Work
Work
(2025 - Ongoing, MICA BFA Thesis Project)
Living in Miami is a lot like the end stages of hypothermia.
The final stages of the condition, where the body tricks itself into feeling warmth and comfort, only to then quietly kill you, is the best way I can describe the contemporary living conditions in Miami. Due to economic inequality, housing shortages, and environmental destruction, Miami– Florida’s second most populated city– has transformed from a place where families like mine could float along, lazy river style, into one where everyone but the ultra rich and wealthy tread water to keep their head above, desperate to avoid eventual drowning.
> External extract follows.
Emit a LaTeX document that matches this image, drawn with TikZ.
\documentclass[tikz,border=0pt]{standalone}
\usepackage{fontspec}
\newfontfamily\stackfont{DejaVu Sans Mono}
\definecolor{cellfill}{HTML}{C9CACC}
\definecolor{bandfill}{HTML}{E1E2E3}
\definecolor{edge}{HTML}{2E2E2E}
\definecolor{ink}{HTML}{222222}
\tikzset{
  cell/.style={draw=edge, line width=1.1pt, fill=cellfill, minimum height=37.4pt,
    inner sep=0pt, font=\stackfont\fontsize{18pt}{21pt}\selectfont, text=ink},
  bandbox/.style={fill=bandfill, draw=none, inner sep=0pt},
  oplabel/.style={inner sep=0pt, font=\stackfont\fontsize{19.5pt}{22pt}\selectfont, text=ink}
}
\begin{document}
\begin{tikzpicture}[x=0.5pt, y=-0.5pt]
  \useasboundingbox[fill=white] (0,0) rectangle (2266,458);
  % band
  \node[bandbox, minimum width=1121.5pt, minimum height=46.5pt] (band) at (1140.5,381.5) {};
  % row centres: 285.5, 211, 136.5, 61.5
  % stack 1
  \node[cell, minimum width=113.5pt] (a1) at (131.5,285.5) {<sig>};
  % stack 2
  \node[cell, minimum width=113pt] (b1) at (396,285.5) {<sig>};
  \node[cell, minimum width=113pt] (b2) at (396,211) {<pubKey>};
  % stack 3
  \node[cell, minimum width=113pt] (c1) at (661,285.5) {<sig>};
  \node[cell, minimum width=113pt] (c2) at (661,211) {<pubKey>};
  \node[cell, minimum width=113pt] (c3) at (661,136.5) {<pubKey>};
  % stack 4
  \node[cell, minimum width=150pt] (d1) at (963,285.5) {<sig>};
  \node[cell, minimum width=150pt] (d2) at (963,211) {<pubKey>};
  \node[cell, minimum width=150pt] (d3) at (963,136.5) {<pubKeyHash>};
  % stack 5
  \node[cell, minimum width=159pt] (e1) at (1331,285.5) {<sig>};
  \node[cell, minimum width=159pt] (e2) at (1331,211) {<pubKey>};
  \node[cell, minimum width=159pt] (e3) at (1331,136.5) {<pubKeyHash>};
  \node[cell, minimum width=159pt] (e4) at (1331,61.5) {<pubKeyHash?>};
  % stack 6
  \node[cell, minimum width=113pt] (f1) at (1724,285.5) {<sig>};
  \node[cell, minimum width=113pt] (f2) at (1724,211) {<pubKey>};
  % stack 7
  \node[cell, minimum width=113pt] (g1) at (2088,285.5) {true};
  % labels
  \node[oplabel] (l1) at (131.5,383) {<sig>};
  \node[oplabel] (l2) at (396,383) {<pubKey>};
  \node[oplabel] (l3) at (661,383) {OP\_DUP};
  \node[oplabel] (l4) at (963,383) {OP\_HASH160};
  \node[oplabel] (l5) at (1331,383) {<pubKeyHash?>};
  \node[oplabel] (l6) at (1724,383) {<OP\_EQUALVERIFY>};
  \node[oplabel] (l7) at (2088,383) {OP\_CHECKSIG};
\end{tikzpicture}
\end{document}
From Swampland to projected Atlantis, I’ve watched my hometown shift into something unrecognizable. A city I love, the city that raised me, might soon be too expensive for me to imagine building roots similar to the mangroves that illustrated my childhood. In Hyperthermia, I document the absurd, ridiculous, and real experiences of growing up in Dade County, celebrate the 305 proudly, and preserve the memories of a Miami that existed before transplants, Northern Snowbirds, and the flood of the concrete jungle. Despite the stereotypes– the shady city for even shadier people, vacation central, vice city, a playground for bottles,beaches, bikinis, and BBLs– this is my home, and it always will be.